Reputation: 1527
I have a machine learning algorithm which involves a series of steps, such as cleaning data, preparing training data etc. Each step is stored in a separate method of a python class. I'm wondering what the best practice way to structure my class is so that the steps are automatically executed upon class instantiation.
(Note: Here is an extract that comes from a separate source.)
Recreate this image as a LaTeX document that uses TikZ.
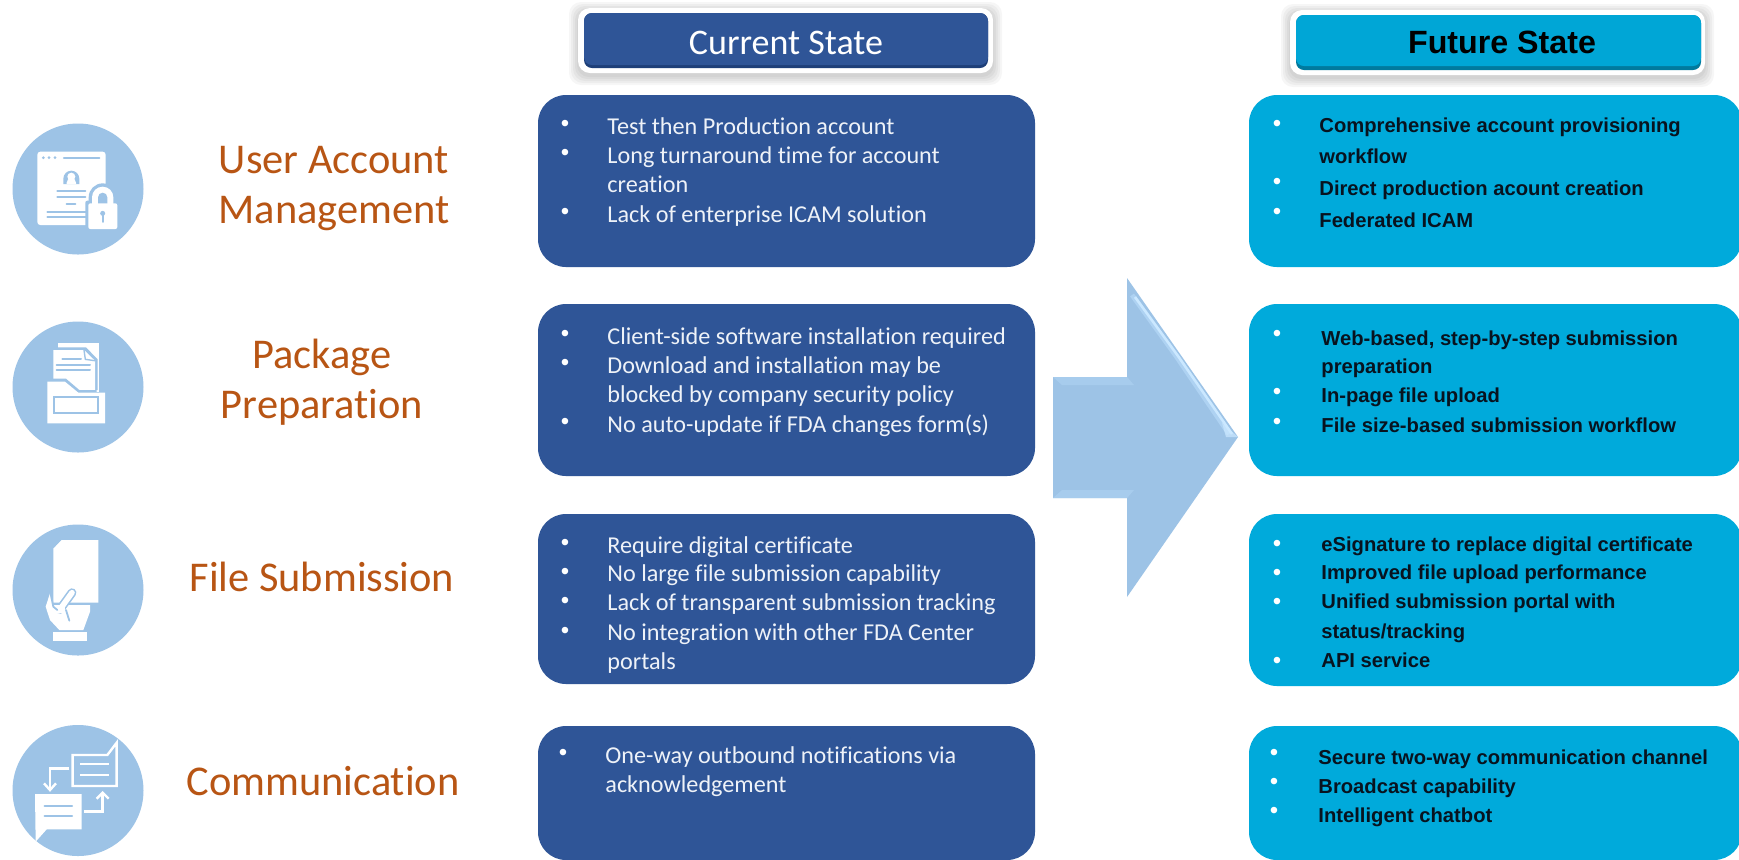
\documentclass[tikz,border=0pt]{standalone}
\usepackage{fontspec}
\setmainfont[Ligatures=NoCommon]{Carlito}
\newfontfamily\arialfont{Liberation Sans}
\definecolor{curblue}{HTML}{2F5597}
\definecolor{curdark}{HTML}{1E3F78}
\definecolor{futblue}{HTML}{00AADB}
\definecolor{futhead}{HTML}{00A6D6}
\definecolor{futdark}{HTML}{007A9E}
\definecolor{iconblue}{HTML}{9DC3E6}
\definecolor{arrowlight}{HTML}{CBE8FF}
\definecolor{arrowsoft}{HTML}{AED2F2}
\definecolor{labelcol}{HTML}{B85514}
\definecolor{futtext}{HTML}{08131F}
\definecolor{curtext}{HTML}{EEF2F8}
\tikzset{
  curbox/.style={fill=curblue,rounded corners=14pt},
  futbox/.style={fill=futblue,rounded corners=14pt},
  sidelabel/.style={anchor=base,inner sep=0pt,yshift=-0.5pt,text=labelcol,font=\fontsize{21.2}{21.2}\selectfont},
  curline/.style={anchor=base west,inner sep=0pt,yshift=-0.5pt,text=curtext,font=\fontsize{12.1}{14}\selectfont},
  futline/.style={anchor=base west,inner sep=0pt,text=futtext,font=\arialfont\bfseries\fontsize{10.1}{12}\selectfont},
  bul/.style={anchor=center,inner sep=0pt,yshift=-1pt,text=white,font=\arialfont\fontsize{12}{12}\selectfont},
  icongap/.style={draw=iconblue,line cap=round,line join=round},
}
\usetikzlibrary{calc}
\newcommand{\softshadow}[4]{%
  \foreach \g in {9,7,5,3,1}{%
    \fill[black,opacity=0.035,rounded corners=6pt]
      ($(#1,#2)+(-\g,-\g+3)$) rectangle ($(#3,#4)+(\g,\g+3)$);
  }%
}
\begin{document}
\begin{tikzpicture}[x=0.5pt,y=-0.5pt]
\useasboundingbox (0,0) rectangle (1739,859);
\fill[white] (0,0) rectangle (1739,859);

% ---------- headers ----------
\softshadow{578}{8}{993}{73}
\fill[white,rounded corners=6pt] (578,8) rectangle (993,73);
\fill[curdark,rounded corners=4pt] (584,13) rectangle (988,68);
\fill[curblue,rounded corners=4pt] (584,13) rectangle (988,65);
\node[inner sep=0pt,anchor=base,text=white,font=\fontsize{18}{18}\selectfont] (curhead) at (786,54) {Current State};

\softshadow{1290}{10}{1705}{75}
\fill[white,rounded corners=6pt] (1290,10) rectangle (1705,75);
\fill[futdark,rounded corners=4pt] (1296,15) rectangle (1701,70);
\fill[futhead,rounded corners=4pt] (1296,15) rectangle (1701,66);
\node[inner sep=0pt,anchor=base,text=black,font=\arialfont\bfseries\fontsize{16.1}{16}\selectfont] (futhead) at (1502,53) {Future State};

% ---------- boxes ----------
\fill[curbox] (538,95) rectangle (1035,267);
\fill[curbox] (538,304) rectangle (1035,476);
\fill[curbox] (538,514) rectangle (1035,684);
\fill[curbox] (538,726) rectangle (1035,860);
\fill[futbox] (1249,95) rectangle (1742,267);
\fill[futbox] (1249,304) rectangle (1742,476);
\fill[futbox] (1249,514) rectangle (1742,686);
\fill[futbox] (1249,726) rectangle (1742,860);

% ---------- big arrow ----------
\fill[iconblue] (1053,377) -- (1127,377) -- (1127,278) -- (1238,437) -- (1127,597) -- (1127,498) -- (1053,498) -- cycle;
\begin{scope}
  \clip (1127,278) -- (1238,437) -- (1127,597) -- cycle;
  \draw[arrowsoft,line width=2.4pt] (1132,295) -- (1176,356) -- (1229,434);
  \draw[arrowlight,line width=1.3pt] (1135,297) -- (1178,356) -- (1232,434);
\end{scope}
\fill[arrowlight,opacity=0.7] (1222,423) -- (1238,437) -- (1226,437) -- cycle;
\fill[arrowsoft,opacity=0.6] (1053,377) -- (1127,377) -- (1134,385) -- (1062,385) -- cycle;
\fill[arrowsoft,opacity=0.6] (1062,490) -- (1134,490) -- (1127,498) -- (1053,498) -- cycle;

% ---------- side labels ----------
\node[sidelabel] (l1a) at (334,172) {User Account};
\node[sidelabel] (l1b) at (334,222) {Management};
\node[sidelabel] (l2a) at (322,367) {Package};
\node[sidelabel] (l2b) at (322,417) {Preparation};
\node[sidelabel] (l3)  at (322,590) {File Submission};
\node[sidelabel] (l4)  at (323,794) {Communication};

% ---------- current state text ----------
\node[bul] (cb11) at (565,124) {•};
\node[bul] (cb12) at (565,153) {•};
\node[bul] (cb13) at (565,212) {•};
\node[curline] (c11) at (607,133) {Test then Production account};
\node[curline] (c12) at (607,162) {Long turnaround time for account};
\node[curline] (c13) at (607,191) {creation};
\node[curline] (c14) at (607,221) {Lack of enterprise ICAM solution};

\node[bul] (cb21) at (565,334) {•};
\node[bul] (cb22) at (565,363) {•};
\node[bul] (cb23) at (565,422) {•};
\node[curline] (c21) at (607,343) {Client-side software installation required};
\node[curline] (c22) at (607,372) {Download and installation may be};
\node[curline] (c23) at (607,401) {blocked by company security policy};
\node[curline] (c24) at (607,431) {No auto-update if FDA changes form(s)};

\node[bul] (cb31) at (565,543) {•};
\node[bul] (cb32) at (565,572) {•};
\node[bul] (cb33) at (565,601) {•};
\node[bul] (cb34) at (565,631) {•};
\node[curline] (c31) at (607,552) {Require digital certificate};
\node[curline] (c32) at (607,580) {No large file submission capability};
\node[curline] (c33) at (607,609) {Lack of transparent submission tracking};
\node[curline] (c34) at (607,639) {No integration with other FDA Center};
\node[curline] (c35) at (607,668) {portals};

\node[bul] (cb41) at (563,753) {•};
\node[curline] (c41) at (605,762) {One-way outbound notifications via};
\node[curline] (c42) at (605,791) {acknowledgement};

% ---------- future state text ----------
\node[bul] (fb11) at (1277,124) {•};
\node[bul] (fb12) at (1277,182) {•};
\node[bul] (fb13) at (1277,212) {•};
\node[futline] (f11) at (1319,132) {Comprehensive account provisioning};
\node[futline] (f12) at (1319,163) {workflow};
\node[futline] (f13) at (1319,195) {Direct production acount creation};
\node[futline] (f14) at (1319,227) {Federated ICAM};

\node[bul] (fb21) at (1277,334) {•};
\node[bul] (fb22) at (1277,392) {•};
\node[bul] (fb23) at (1277,422) {•};
\node[futline] (f21) at (1321,345) {Web-based, step-by-step submission};
\node[futline] (f22) at (1321,373) {preparation};
\node[futline] (f23) at (1321,402) {In-page file upload};
\node[futline] (f24) at (1321,432) {File size-based submission workflow};

\node[bul] (fb31) at (1277,544) {•};
\node[bul] (fb32) at (1277,573) {•};
\node[bul] (fb33) at (1277,602) {•};
\node[bul] (fb34) at (1277,661) {•};
\node[futline] (f31) at (1321,551) {eSignature to replace digital certificate};
\node[futline] (f32) at (1321,579) {Improved file upload performance};
\node[futline] (f33) at (1321,608) {Unified submission portal with};
\node[futline] (f34) at (1321,638) {status/tracking};
\node[futline] (f35) at (1321,667) {API service};

\node[bul] (fb41) at (1274,753) {•};
\node[bul] (fb42) at (1274,782) {•};
\node[bul] (fb43) at (1274,811) {•};
\node[futline] (f41) at (1318,764) {Secure two-way communication channel};
\node[futline] (f42) at (1318,793) {Broadcast capability};
\node[futline] (f43) at (1318,822) {Intelligent chatbot};

% ---------- icons (coordinates in 3x crop units) ----------
\fill[iconblue] (78,189) circle (65.5);
\fill[iconblue] (78,387) circle (65.5);
\fill[iconblue] (78,590) circle (65.5);
\fill[iconblue] (78,790.5) circle (65.5);

% icon 1: account window and lock
\begin{scope}[x=0.16667pt,y=-0.16667pt,shift={(0pt,-45pt)}]
  \fill[white,rounded corners=1.5pt] (112,185) rectangle (317,405);
  \fill[iconblue] (130,203) circle (4.5) (147,203) circle (4.5) (165,203) circle (4.5);
  \draw[icongap,line width=1.1pt] (192,203) -- (298,203);
  \fill[iconblue] (190,282) -- (190,266) arc (180:360:24) -- (238,282) -- cycle;
  \fill[white] (214,260) circle (12);
  \fill[white] (200,282) -- (200,278) arc (180:360:14) -- (228,282) -- cycle;
  \draw[icongap,line width=1.1pt] (172,303) -- (256,303) (172,322) -- (256,322) (200,341) -- (226,341);
  \draw[icongap,line width=0.9pt] (142,365) -- (262,365) (142,381) -- (262,381);
  % lock
  \fill[iconblue,rounded corners=1pt] (256,332) rectangle (362,426);
  \fill[iconblue] (266,345) -- (266,322) arc (180:360:42) -- (350,345) -- cycle;
  \fill[white,rounded corners=1pt] (265,340) rectangle (352,417);
  \fill[white] (276,345) -- (276,322) arc (180:360:32) -- (340,345) -- cycle;
  \fill[iconblue] (294,340) -- (294,322) arc (180:360:14) -- (322,340) -- cycle;
  \fill[iconblue] (308,370) circle (7.5);
  \draw[icongap,line width=0.9pt] (308,372) -- (308,396);
\end{scope}

% icon 2: folder with documents
\begin{scope}[x=0.16667pt,y=-0.16667pt,shift={(0pt,-45pt)}]
  \fill[white] (175,758) rectangle (298,905);
  \fill[iconblue] (152,772) -- (258,772) -- (293,808) -- (293,900) -- (152,900) -- cycle;
  \fill[white] (160,780) -- (252,780) -- (285,812) -- (285,900) -- (160,900) -- cycle;
  \draw[icongap,line width=0.7pt] (252,780) -- (256,808) -- (285,812);
  \draw[icongap,line width=1pt] (187,806) -- (243,806) (170,824) -- (270,824) (170,840) -- (270,840);
  \fill[iconblue] (134,866) -- (198,866) -- (238,900) -- (290,900) -- (290,908) -- (134,908) -- cycle;
  \fill[white] (142,875) -- (195,875) -- (235,908) -- (315,908) -- (315,1000) -- (142,1000) -- cycle;
  \draw[iconblue,line width=1.1pt] (162,922) rectangle (295,968);
\end{scope}

% icon 3: hand holding a page
\begin{scope}[x=0.16667pt,y=-0.16667pt,shift={(0pt,-255pt)}]
  \fill[white] (185,90) -- (295,90) -- (295,278) -- (160,278) -- (160,115) -- cycle;
  \fill[iconblue] (160,88) -- (185,88) -- (160,115) -- cycle;
  \fill[white] (170,110) -- (185,95) -- (185,110) -- cycle;
  \fill[white] (150,250) -- (137,290) -- (150,330) -- (178,360) -- (250,360) -- (270,305) -- (270,285) -- (225,285) -- (160,285) -- cycle;
  \draw[iconblue,line width=4.4pt,line cap=round] (180,298) -- (216,248);
  \draw[white,line width=2.8pt,line cap=round] (180,298) -- (216,248);
  \fill[white] (165,285) -- (195,285) -- (195,310) -- (165,310) -- cycle;
  \draw[icongap,line width=0.9pt] (152,252) -- (160,290) -- (172,300);
  \draw[icongap,line width=0.9pt] (198,300) -- (208,332);
  \fill[white] (160,365) rectangle (260,393);
\end{scope}

% icon 4: exchanged messages
\begin{scope}[x=0.16667pt,y=-0.16667pt,shift={(0pt,-255pt)}]
  \draw[white,line width=1.2pt,line join=miter] (218,735) -- (322,735) -- (350,698) -- (350,828) -- (218,828) -- cycle;
  \draw[white,line width=1.2pt] (240,762) -- (328,762) (240,795) -- (328,795);
  \draw[white,line width=1.2pt] (208,775) -- (150,775) -- (150,835);
  \draw[white,line width=1.2pt] (132,820) -- (150,840) -- (168,820);
  \fill[white] (105,852) -- (245,852) -- (245,958) -- (140,958) -- (107,995) -- cycle;
  \draw[icongap,line width=1.2pt] (134,888) -- (216,888) (134,918) -- (216,918);
  \draw[white,line width=1.2pt] (252,905) -- (308,905) -- (308,852);
  \draw[white,line width=1.2pt] (290,866) -- (308,848) -- (326,866);
\end{scope}
\end{tikzpicture}
\end{document}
Here's what I've done (the code is illustrative, but this approach works on the real algorithm). It feels a little clunky. Is there a more elegant way?
class Kaggle():
"""
An algorithm
"""
def __init__( self ):
self.bar = 1
def step_one( self, some_text_data ):
self.bar = 1 ** 2
# Do some data cleaning
# return processed data
def step_two( self ):
foo = step_one(baz)
# do some more processing
def step_three( self ):
bar = step_two()
# output results
def run( self ):
self.step_one()
self.step_two()
self.step_three()
if __name__ == "__main__":
kaggle = Kaggle()
kaggle.run()
Upvotes: 6
Views: 10850
Reputation: 43
I was working with dataclasses and found this to work as well:
from dataclasses import dataclass
@dataclass
class MyClass:
var1: str
var2: str
def __post_init__(self):
self.func1()
self.func2()
def func1(self):
print(self.var1)
def func2(self):
print(self.var2)
a = MyClass('Hello', 'World!')
Hello
World!
Upvotes: 0
Reputation: 109528
If your goal is for the object to be "automatically executed upon class instantiation", just put self.run()
in __init__
:
def __init__(self):
self.bar = 1
self.run()
As an aside, one should try to keep the __init__
method lightweight and just use it to instantiate the object. Although "clunky", your original Kaggle class is how I would design it (i.e. instantiate the object and then have a separate run
method to run your pipeline). I might rename run
to run_pipeline
for better readability, but everything else looks good to me.
Upvotes: 11
Reputation: 21609
Put all the calls in your __init__
method. Is this not what you wanted to achieve? You could add a flag with a default value, that allows you to not run the tests if you want.
def __init__( self, runtests=True ):
self.bar = 1
if runtests:
self.step_one()
self.step_two()
self.step_three()
Upvotes: 3